What you should do:
Extract only the first line of the listing and every line after it up to and including the one with "const unitText = 'billion'". Omit the pictures.

-- START OF Source data --

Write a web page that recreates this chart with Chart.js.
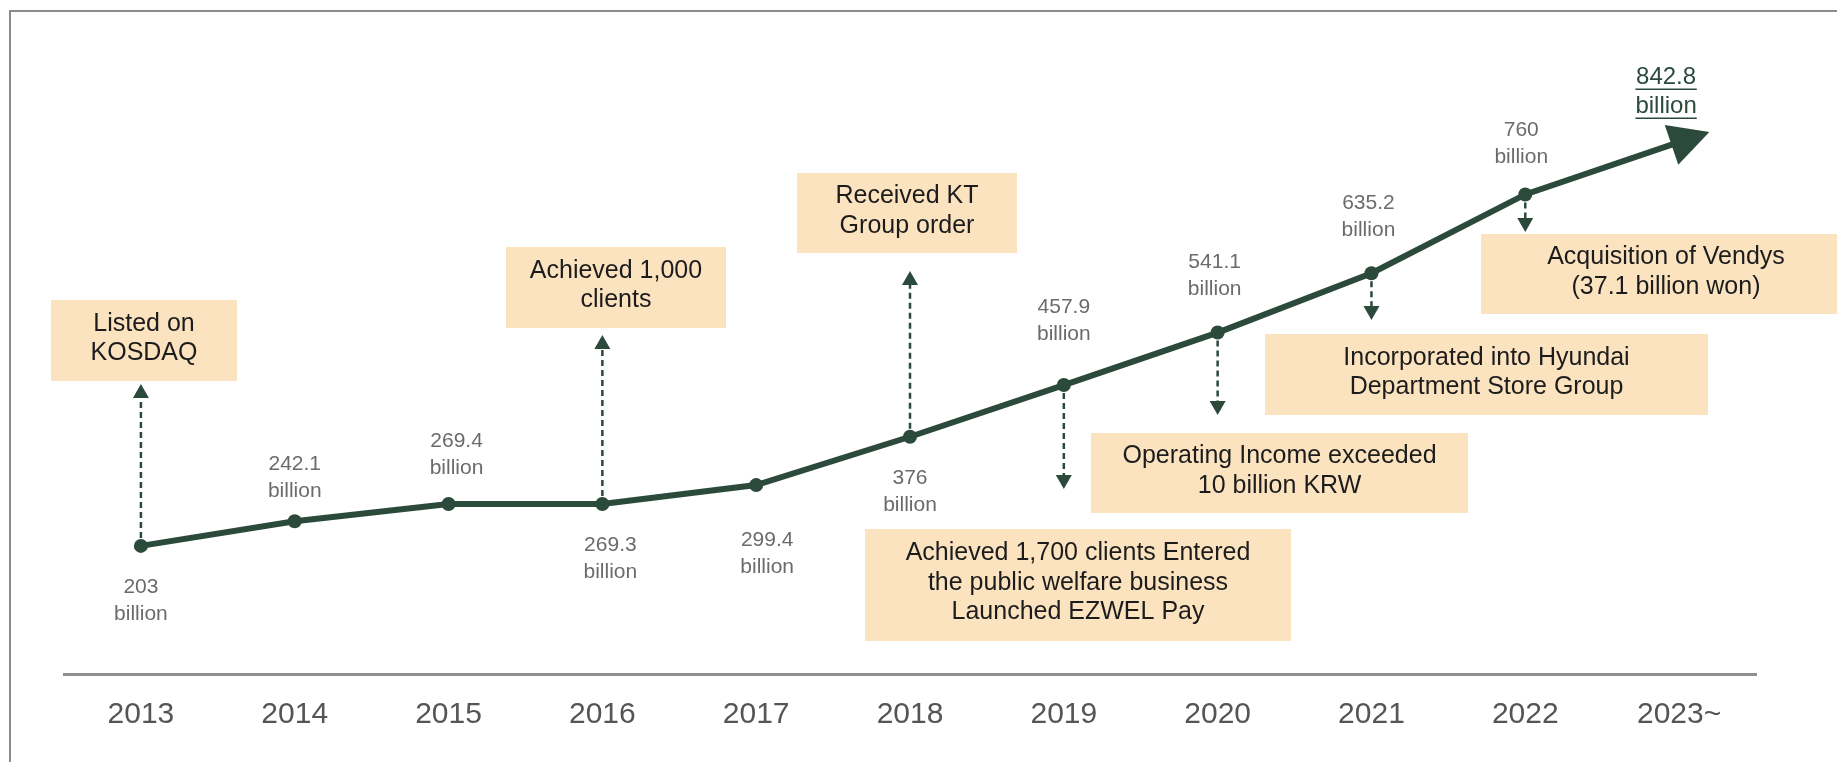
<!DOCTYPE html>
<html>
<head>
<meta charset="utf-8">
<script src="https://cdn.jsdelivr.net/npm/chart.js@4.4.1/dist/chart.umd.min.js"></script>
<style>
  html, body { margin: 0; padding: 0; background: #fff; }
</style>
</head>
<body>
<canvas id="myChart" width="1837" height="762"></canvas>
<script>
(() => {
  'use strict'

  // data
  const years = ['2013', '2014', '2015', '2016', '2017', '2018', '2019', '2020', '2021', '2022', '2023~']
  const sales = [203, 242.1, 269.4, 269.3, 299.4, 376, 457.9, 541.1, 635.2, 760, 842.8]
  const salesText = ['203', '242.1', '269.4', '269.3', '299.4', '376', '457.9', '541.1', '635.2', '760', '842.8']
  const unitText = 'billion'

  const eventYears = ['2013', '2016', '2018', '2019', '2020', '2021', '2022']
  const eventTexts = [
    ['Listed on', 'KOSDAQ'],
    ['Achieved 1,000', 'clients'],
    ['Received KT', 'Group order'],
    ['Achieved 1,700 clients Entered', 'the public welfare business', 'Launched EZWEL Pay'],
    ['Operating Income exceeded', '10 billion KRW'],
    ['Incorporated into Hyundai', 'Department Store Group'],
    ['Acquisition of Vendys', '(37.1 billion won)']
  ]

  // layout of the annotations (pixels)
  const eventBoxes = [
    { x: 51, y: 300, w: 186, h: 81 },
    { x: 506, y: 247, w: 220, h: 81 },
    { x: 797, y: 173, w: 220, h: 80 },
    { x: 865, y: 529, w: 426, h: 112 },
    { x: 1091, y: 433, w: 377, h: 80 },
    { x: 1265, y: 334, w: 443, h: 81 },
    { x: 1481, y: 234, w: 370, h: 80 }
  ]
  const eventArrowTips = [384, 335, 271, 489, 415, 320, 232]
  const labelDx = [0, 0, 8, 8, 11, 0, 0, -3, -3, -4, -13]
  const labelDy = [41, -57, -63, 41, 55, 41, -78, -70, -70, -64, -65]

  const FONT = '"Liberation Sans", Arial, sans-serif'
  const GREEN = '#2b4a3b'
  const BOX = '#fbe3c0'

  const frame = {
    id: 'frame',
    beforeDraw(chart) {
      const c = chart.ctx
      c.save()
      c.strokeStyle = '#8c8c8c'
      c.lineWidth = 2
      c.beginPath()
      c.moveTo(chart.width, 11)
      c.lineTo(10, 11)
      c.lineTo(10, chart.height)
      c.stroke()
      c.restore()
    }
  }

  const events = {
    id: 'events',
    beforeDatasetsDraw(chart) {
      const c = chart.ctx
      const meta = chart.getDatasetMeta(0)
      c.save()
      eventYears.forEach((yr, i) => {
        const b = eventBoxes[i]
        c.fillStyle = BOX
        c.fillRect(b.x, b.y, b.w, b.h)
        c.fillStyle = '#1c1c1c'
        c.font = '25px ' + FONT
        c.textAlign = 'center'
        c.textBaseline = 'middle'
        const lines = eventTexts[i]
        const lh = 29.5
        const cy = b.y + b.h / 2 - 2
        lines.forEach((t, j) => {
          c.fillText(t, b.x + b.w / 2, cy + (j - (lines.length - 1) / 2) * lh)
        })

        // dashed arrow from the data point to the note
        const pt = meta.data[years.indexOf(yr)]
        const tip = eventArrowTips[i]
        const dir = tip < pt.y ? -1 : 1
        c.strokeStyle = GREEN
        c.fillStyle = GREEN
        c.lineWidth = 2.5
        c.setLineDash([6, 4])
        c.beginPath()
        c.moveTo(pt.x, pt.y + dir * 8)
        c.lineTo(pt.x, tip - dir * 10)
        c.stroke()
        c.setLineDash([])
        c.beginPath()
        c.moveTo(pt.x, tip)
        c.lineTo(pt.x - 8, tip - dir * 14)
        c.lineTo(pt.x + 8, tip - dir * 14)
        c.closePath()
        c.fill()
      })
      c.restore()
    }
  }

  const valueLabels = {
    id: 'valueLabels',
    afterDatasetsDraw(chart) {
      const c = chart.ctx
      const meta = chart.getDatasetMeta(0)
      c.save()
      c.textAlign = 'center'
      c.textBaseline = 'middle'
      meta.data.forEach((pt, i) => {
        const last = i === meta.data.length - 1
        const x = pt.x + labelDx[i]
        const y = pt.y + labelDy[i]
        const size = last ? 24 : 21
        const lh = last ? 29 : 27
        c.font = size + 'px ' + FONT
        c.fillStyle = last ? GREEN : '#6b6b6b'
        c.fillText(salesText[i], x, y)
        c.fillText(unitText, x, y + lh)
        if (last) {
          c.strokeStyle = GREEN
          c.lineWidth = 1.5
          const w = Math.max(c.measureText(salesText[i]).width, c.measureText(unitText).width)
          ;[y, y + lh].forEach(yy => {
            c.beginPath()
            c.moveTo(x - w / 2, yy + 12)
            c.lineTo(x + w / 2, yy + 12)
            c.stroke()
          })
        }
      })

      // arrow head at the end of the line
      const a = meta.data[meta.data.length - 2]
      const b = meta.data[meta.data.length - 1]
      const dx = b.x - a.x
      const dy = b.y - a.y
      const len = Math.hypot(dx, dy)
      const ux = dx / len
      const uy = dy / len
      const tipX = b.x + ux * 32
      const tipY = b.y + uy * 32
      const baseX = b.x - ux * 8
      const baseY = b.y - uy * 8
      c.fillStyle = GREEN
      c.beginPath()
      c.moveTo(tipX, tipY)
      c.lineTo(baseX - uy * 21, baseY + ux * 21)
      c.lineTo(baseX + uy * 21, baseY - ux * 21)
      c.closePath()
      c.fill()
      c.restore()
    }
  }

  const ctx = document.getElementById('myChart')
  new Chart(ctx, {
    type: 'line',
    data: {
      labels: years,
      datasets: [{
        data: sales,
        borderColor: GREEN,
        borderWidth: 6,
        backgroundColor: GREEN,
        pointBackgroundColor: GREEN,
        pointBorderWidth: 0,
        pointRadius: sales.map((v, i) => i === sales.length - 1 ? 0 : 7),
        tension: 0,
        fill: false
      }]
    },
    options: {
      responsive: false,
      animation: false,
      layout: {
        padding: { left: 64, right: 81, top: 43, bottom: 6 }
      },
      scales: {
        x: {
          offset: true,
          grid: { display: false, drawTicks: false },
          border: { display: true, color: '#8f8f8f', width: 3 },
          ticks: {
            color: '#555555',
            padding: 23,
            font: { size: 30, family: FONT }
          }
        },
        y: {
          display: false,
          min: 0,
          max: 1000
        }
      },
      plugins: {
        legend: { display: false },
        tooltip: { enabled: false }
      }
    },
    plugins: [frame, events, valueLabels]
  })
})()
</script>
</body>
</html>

-- END OF Source data --

Exercise response:
Write a web page that recreates this chart with Chart.js.
<!DOCTYPE html>
<html>
<head>
<meta charset="utf-8">
<script src="https://cdn.jsdelivr.net/npm/chart.js@4.4.1/dist/chart.umd.min.js"></script>
<style>
  html, body { margin: 0; padding: 0; background: #fff; }
</style>
</head>
<body>
<canvas id="myChart" width="1837" height="762"></canvas>
<script>
(() => {
  'use strict'

  // data
  const years = ['2013', '2014', '2015', '2016', '2017', '2018', '2019', '2020', '2021', '2022', '2023~']
  const sales = [203, 242.1, 269.4, 269.3, 299.4, 376, 457.9, 541.1, 635.2, 760, 842.8]
  const salesText = ['203', '242.1', '269.4', '269.3', '299.4', '376', '457.9', '541.1', '635.2', '760', '842.8']
  const unitText = 'billion'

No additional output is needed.